Вот это да! Память воскресила рассказ бабы Софии о подростке, выпрыгнувшем из вагона за Окницей. Все легло на свои места, как пазлы. Николая Даниловича Тарана я знал. Выше среднего роста с вьющимся волосом он был необычайно скромным, даже стеснительным. Работал инженером-механиком в районном объединении механизации сельского хозяйства.
Голубя я старику подарил. Он настойчиво пытался заплатить. Под конец по традиции он всучил мне в ладонь несколько монет. Чтобы не переводились голуби...
...Однажды, проезжая мимо дома старика, я увидел завязанное на открытых дверях дома траурное полотенце с платком. Я подсчитал. Дед прожил почти девяносто три года. Годом раньше от тяжелой болезни безвременно ушел из жизни его племянник - Николай Данилович Таран.
До Могилев-Подольска ехали медленно, останавливаясь на каждой станции. Борьба с врагами народа набирала обороты, собирала щедрый бессарабский урожай. К составу цепляли пустые вагоны, по пути заполняя их еще вчера свободными, ничего не подозревающими людьми. Жизнь рушилась в самое воровское время, ночью, когда у ворот останавливалась крытая машина и в дом заходили вооруженные люди.
Три раза в день, а бывало и два, на остановках в вагон поднимали небольшие зеленые бидоны с пищей. Алюминиевые миски и ложки раздали раньше. Потом разрешили пользоваться ножами. Назначили старших по вагонам, те в свою очередь каждый день назначали дежурных по уборке, раздаче пищи, мытью посуды.
С туалетом было хуже, вернее его не было совсем. Нужду справляли на остановках, по команде. Тяжелее всех было Бабе Софии и самому деду Юське. Воду для мытья наливали в двухсотлитровую бочку на остановках. Вода отдавала прелью. Воду для питья набирали в зеленые бидоны, помыв их предварительно после приема пищи.
Знакомство депортированных, происходило неторопливо, как-то само собой. Скоро все в вагоне знали друг друга, знали, кто из какого села. Основное большинство было из Тырновского района, две семьи были из Сорокского, одна из Атакского и одна из Единецкого районов.

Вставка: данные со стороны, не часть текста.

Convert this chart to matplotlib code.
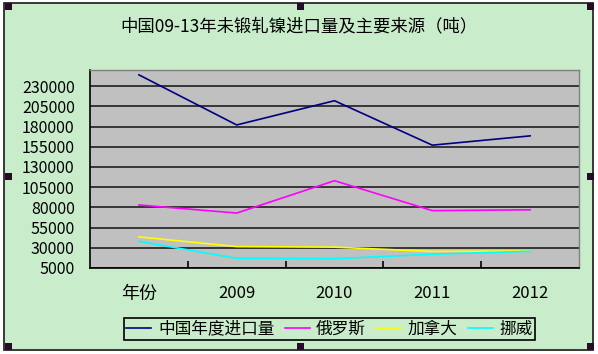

Баба София и дед Юсько оказались самыми старшими по возрасту. Несколько семей было с детьми. Грудных детей в вагоне не было. Об исчезнувшем еще под Окницей подростке никто не вспоминал.
Начало пути в этот, грохочущий на стыках рельс, вагон у многих было схожим. Богатых среди депортированных не было, так как за период войны и последующей голодовки никто не успел разбогатеть. Даже зажиточными можно было назвать лишь единицы с большой натяжкой. Большинство, сидя в вагонах на своих нищенских узлах, еще не понимали, что случилось, почему их погрузили и куда их везут.